What should landlords do when tenants do not pay their rent?

When tenants do not pay their rent, landlords in the UK face a challenging situation that needs to be handled with care and within the bounds of the law. Here’s a straightforward guide on what landlords should do when confronted with this issue.


Communication is Key

The first step is to communicate with the tenant. Often, there might be a valid reason why the tenant has not paid their rent, such as financial difficulties or personal issues.

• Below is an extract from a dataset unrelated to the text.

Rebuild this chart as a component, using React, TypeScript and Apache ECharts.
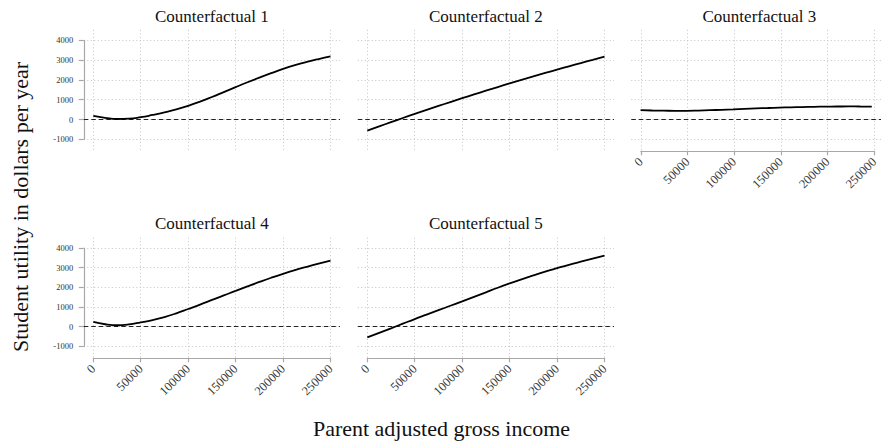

By opening a line of communication, you can understand their situation better and possibly arrange a payment plan. 

According to a survey by the National Residential Landlords Association (NRLA), 70% of landlords who communicated with their tenants managed to resolve rent arrears without further legal action.

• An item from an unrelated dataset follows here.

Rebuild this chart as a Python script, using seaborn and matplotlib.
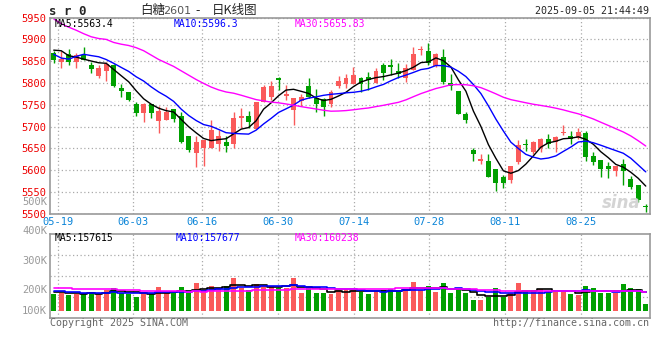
import matplotlib
matplotlib.use("Agg")
import matplotlib.pyplot as plt
import numpy as np
import pandas as pd
import seaborn as sns

# SR601 daily bars, 2025-05-16 .. 2025-09-05
opens = [5868, 5849, 5866, 5849, 5864, 5841, 5816, 5827, 5841, 5789,
         5779, 5752, 5732, 5753, 5714, 5715, 5740, 5724, 5679, 5639,
         5650, 5650, 5660, 5666, 5660, 5721, 5725, 5695, 5757, 5769,
         5811, 5771, 5738, 5759, 5793, 5765, 5763, 5753, 5793, 5799,
         5799, 5811, 5814, 5801, 5841, 5841, 5827, 5811, 5830, 5875,
         5873, 5840, 5859, 5801, 5782, 5730, 5646, 5622, 5621, 5603,
         5585, 5578, 5620, 5661, 5643, 5650, 5672, 5664, 5686, 5679,
         5673, 5686, 5633, 5624, 5610, 5599, 5614, 5580, 5566, 5518]
highs = [5873, 5873, 5879, 5869, 5882, 5849, 5841, 5849, 5843, 5798,
         5780, 5757, 5755, 5753, 5747, 5746, 5740, 5734, 5679, 5679,
         5669, 5715, 5692, 5679, 5733, 5744, 5736, 5756, 5795, 5805,
         5815, 5795, 5765, 5775, 5812, 5786, 5765, 5784, 5816, 5821,
         5836, 5815, 5826, 5835, 5847, 5856, 5845, 5843, 5883, 5885,
         5893, 5870, 5878, 5822, 5782, 5734, 5650, 5637, 5637, 5603,
         5589, 5610, 5670, 5672, 5667, 5675, 5683, 5679, 5704, 5689,
         5698, 5690, 5643, 5624, 5618, 5611, 5626, 5587, 5566, 5522]
lows = [5847, 5835, 5841, 5835, 5853, 5824, 5811, 5805, 5792, 5769,
        5759, 5725, 5711, 5721, 5686, 5715, 5710, 5662, 5643, 5608,
        5611, 5650, 5644, 5643, 5650, 5696, 5696, 5695, 5757, 5761,
        5784, 5761, 5705, 5748, 5765, 5734, 5725, 5746, 5788, 5788,
        5799, 5779, 5784, 5801, 5807, 5818, 5811, 5803, 5830, 5864,
        5841, 5837, 5799, 5784, 5728, 5709, 5622, 5614, 5585, 5553,
        5560, 5572, 5614, 5645, 5637, 5641, 5650, 5641, 5681, 5660,
        5671, 5622, 5612, 5585, 5582, 5588, 5566, 5556, 5528, 5504]
closes = [5854, 5855, 5849, 5864, 5853, 5832, 5835, 5843, 5793, 5782,
          5762, 5732, 5751, 5731, 5736, 5734, 5717, 5666, 5647, 5666,
          5669, 5692, 5679, 5656, 5721, 5724, 5710, 5756, 5790, 5793,
          5806, 5775, 5765, 5767, 5769, 5753, 5746, 5779, 5805, 5812,
          5818, 5799, 5807, 5827, 5824, 5837, 5820, 5835, 5866, 5877,
          5845, 5866, 5803, 5793, 5730, 5715, 5638, 5627, 5585, 5572,
          5572, 5610, 5658, 5659, 5666, 5672, 5660, 5676, 5688, 5672,
          5688, 5631, 5620, 5602, 5604, 5611, 5599, 5562, 5532, 5515]
volumes = [138000, 149000, 130000, 138000, 144000, 158000, 138000, 171000, 188000, 144000,
           138000, 116000, 158000, 138000, 196000, 144000, 144000, 196000, 144000, 232000,
           171000, 205000, 191000, 205000, 274000, 185000, 171000, 224000, 213000, 205000,
           185000, 191000, 274000, 149000, 199000, 149000, 144000, 141000, 171000, 180000,
           171000, 158000, 138000, 166000, 171000, 177000, 166000, 180000, 238000, 171000,
           205000, 158000, 227000, 144000, 177000, 144000, 89000, 89000, 116000, 185000,
           116000, 144000, 227000, 166000, 171000, 177000, 166000, 158000, 158000, 138000,
           130000, 205000, 185000, 144000, 144000, 144000, 221000, 188000, 177000, 55000]

# sessions before the window, they only feed the moving averages
prev_closes = [6185, 6089, 6074, 6093, 6042, 5955, 5903, 6003, 5902, 5852,
               5882, 5961, 6031, 6036, 5974, 5957, 5966, 5947, 5966, 5939,
               5940, 5875, 5800, 5805, 5862, 5862, 5906, 5880, 5876]
prev_volumes = [232000, 198000, 215000, 187000, 241000, 206000, 179000, 224000, 193000, 211000,
                198000, 230000, 185000, 207000, 219000, 176000, 203000, 226000, 190000, 200000,
                181000, 166000, 172000, 185000, 166000, 148000, 162000, 151000, 161000]

date_labels = ["05-19", "06-03", "06-16", "06-30", "07-14", "07-28", "08-11", "08-25"]
date_index = [1, 11, 20, 30, 40, 50, 60, 70]

price_ticks = [5500, 5550, 5600, 5650, 5700, 5750, 5800, 5850, 5900, 5950]
price_ma_text = ["MA5:5563.4", "MA10:5596.3", "MA30:5655.83"]
vol_ma_text = ["MA5:157615", "MA10:157677", "MA30:160238"]
vol_tick_labels = ["500K", "400K", "300K", "200K", "100K"]

RED = "#fa5a5a"
GREEN = "#00a000"
MA_COLORS = ["black", "#0000ff", "#ff00ff"]
GRID = "#aaaaaa"
FRAME = "#999999"
MONO = "DejaVu Sans Mono"

sns.set_style("white")
plt.rcParams["font.family"] = ["DejaVu Sans", "Noto Sans CJK SC"]

n = len(closes)
x = np.arange(n)
o = np.array(opens, float)
h = np.array(highs, float)
l = np.array(lows, float)
c = np.array(closes, float)
v = np.array(volumes, float)
colors = np.where(c >= o, RED, GREEN)

k = len(prev_closes)
all_c = pd.Series(prev_closes + closes, dtype=float)
all_v = pd.Series(prev_volumes + volumes, dtype=float)
price_ma = [all_c.rolling(w).mean().iloc[k:].to_numpy() for w in (5, 10, 30)]
vol_ma = [all_v.rolling(w).mean().iloc[k:].to_numpy() for w in (5, 10, 30)]

W, H = 660, 360
fig = plt.figure(figsize=(W / 100, H / 100), dpi=100)
ax_p = fig.add_axes([50 / W, 1 - 213.9 / H, 599.5 / W, 196.2 / H])
ax_v = fig.add_axes([50 / W, 1 - 317.7 / H, 599.5 / W, 83.4 / H])

# sina puts the date lines on a slightly wider pitch than the bars
grid_x = np.array(date_index) * n / (n - 1) - 0.5

# ---- price panel
ax_p.vlines(x, l, h, colors=colors, lw=1)
body = np.maximum(np.abs(c - o), 2.2)
ax_p.bar(x, body, bottom=np.minimum(o, c), width=0.66, color=colors, lw=0)
for ma, col in zip(price_ma, MA_COLORS):
    sns.lineplot(x=x, y=ma, ax=ax_p, color=col, lw=1)

ax_p.set_xlim(-0.5, n - 0.5)
ax_p.set_ylim(5500, 5950)
ax_p.set_yticks(price_ticks)
ax_p.set_yticklabels([str(t) for t in price_ticks], family=MONO, fontsize=7.5, color="#ee0000")
ax_p.set_xticks(grid_x)
ax_p.set_xticklabels(date_labels, family=MONO, fontsize=7.5, color="#0a84d8")
ax_p.tick_params(length=0, pad=2.5)
ax_p.grid(True, linestyle=(0, (1, 2)), color=GRID, lw=0.9)

for t, xa, col in zip(price_ma_text, [0.0085, 0.207, 0.4075], MA_COLORS):
    ax_p.text(xa, 0.968, t, transform=ax_p.transAxes, family=MONO, fontsize=7,
              color=col, va="center", ha="left")

ax_p.text(0.953, 0.055, "sina", transform=ax_p.transAxes, fontsize=12, color="#d4d4d4",
          fontweight="bold", style="italic", ha="center", va="center")

# ---- volume panel
ax_v.bar(x, v, width=0.66, color=colors, lw=0)
for ma, col in zip(vol_ma, MA_COLORS):
    sns.lineplot(x=x, y=ma, ax=ax_v, color=col, lw=1.2, drawstyle="steps-mid")

v_lo, v_hi = -58000, 634000
ax_v.set_xlim(-0.5, n - 0.5)
ax_v.set_ylim(v_lo, v_hi)
ax_v.set_xticks(grid_x)
ax_v.set_xticklabels([])
ax_v.set_yticks(np.linspace(v_lo, v_hi, 5)[1:-1])
ax_v.set_yticklabels([])
ax_v.tick_params(length=0)
ax_v.grid(True, linestyle=(0, (1, 2)), color=GRID, lw=0.9)

# sina's own odd placement of the volume scale
vol_label_y = [904000, 661000, 410000, 169000, 0]
for t, yv in zip(vol_tick_labels, vol_label_y):
    ax_v.text(-0.005, yv, t, transform=ax_v.get_yaxis_transform(), family=MONO,
              fontsize=7.5, color="#999999", ha="right", va="center", clip_on=False)

for t, xa, col in zip(vol_ma_text, [0.0085, 0.209, 0.4075], MA_COLORS):
    ax_v.text(xa, 0.952, t, transform=ax_v.transAxes, family=MONO, fontsize=7,
              color=col, va="center", ha="left")

for ax in (ax_p, ax_v):
    for s in ax.spines.values():
        s.set_color(FRAME)
        s.set_linewidth(1.2)
    ax.set_xlabel("")
    ax.set_ylabel("")

# ---- header / footer
def px(xp, yp):
    return xp / W, 1 - yp / H

fig.text(*px(49, 11.5), "s r 0", family=MONO, fontweight="bold", fontsize=9,
         ha="left", va="center")
cjk = ["Noto Sans CJK SC", "DejaVu Sans"]
fig.text(*px(140, 10.5), "白糖", family=cjk, fontsize=9, ha="left", va="center")
fig.text(*px(163, 10.5), "2601", family="DejaVu Sans", fontsize=8, color="#555555",
         ha="left", va="center")
fig.text(*px(195, 10.5), "-", family=cjk, fontsize=9, ha="left", va="center")
fig.text(*px(212, 10.5), "日K线图", family=cjk, fontsize=9, ha="left", va="center")
fig.text(*px(649, 11), "2025-09-05 21:44:49", family=MONO, fontsize=7.2,
         ha="right", va="center")
fig.text(*px(50, 323.5), "Copyright 2025 SINA.COM", family=MONO, fontsize=7.2,
         color="#666666", ha="left", va="center")
fig.text(*px(649.3, 323.5), "http://finance.sina.com.cn", family=MONO, fontsize=7.2,
         color="#666666", ha="right", va="center")

fig.savefig("out.png", dpi=100)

Review the Tenancy Agreement

Your tenancy agreement should outline the terms and conditions regarding rent payment and should be the first place to look as a landlord. Review it to ensure that both you and the tenant are aware of the obligations. This document will be crucial if the situation escalates to legal action.


Send a Formal Reminder

If the tenant still doesn’t pay after initial communication, send a formal reminder. This can be a letter or email outlining the overdue amount, the consequences of non-payment, and a deadline for payment. Make sure to keep a record of all correspondence for future reference.

If the rent remains unpaid, you can serve a Section 8 notice under the Housing Act 1988. This notice is used when a tenant has broken the terms of the tenancy, including non-payment of rent. You need to give at least two weeks’ notice, and the tenant must owe at least two months’ rent if the rent is paid monthly.


Seek a Possession Order

If the tenant does not leave after the Section 8 notice period, you can apply to the court for a possession order. This is a formal request to have the tenant removed from the property. According to the Ministry of Justice, in 2022, there were 28,000 possession claims made by private landlords in England and Wales.

Alternatively, you can serve a Section 21 notice if you want to regain possession of your property at the end of the fixed-term tenancy or during a periodic tenancy. This notice does not require the tenant to have breached the tenancy agreement.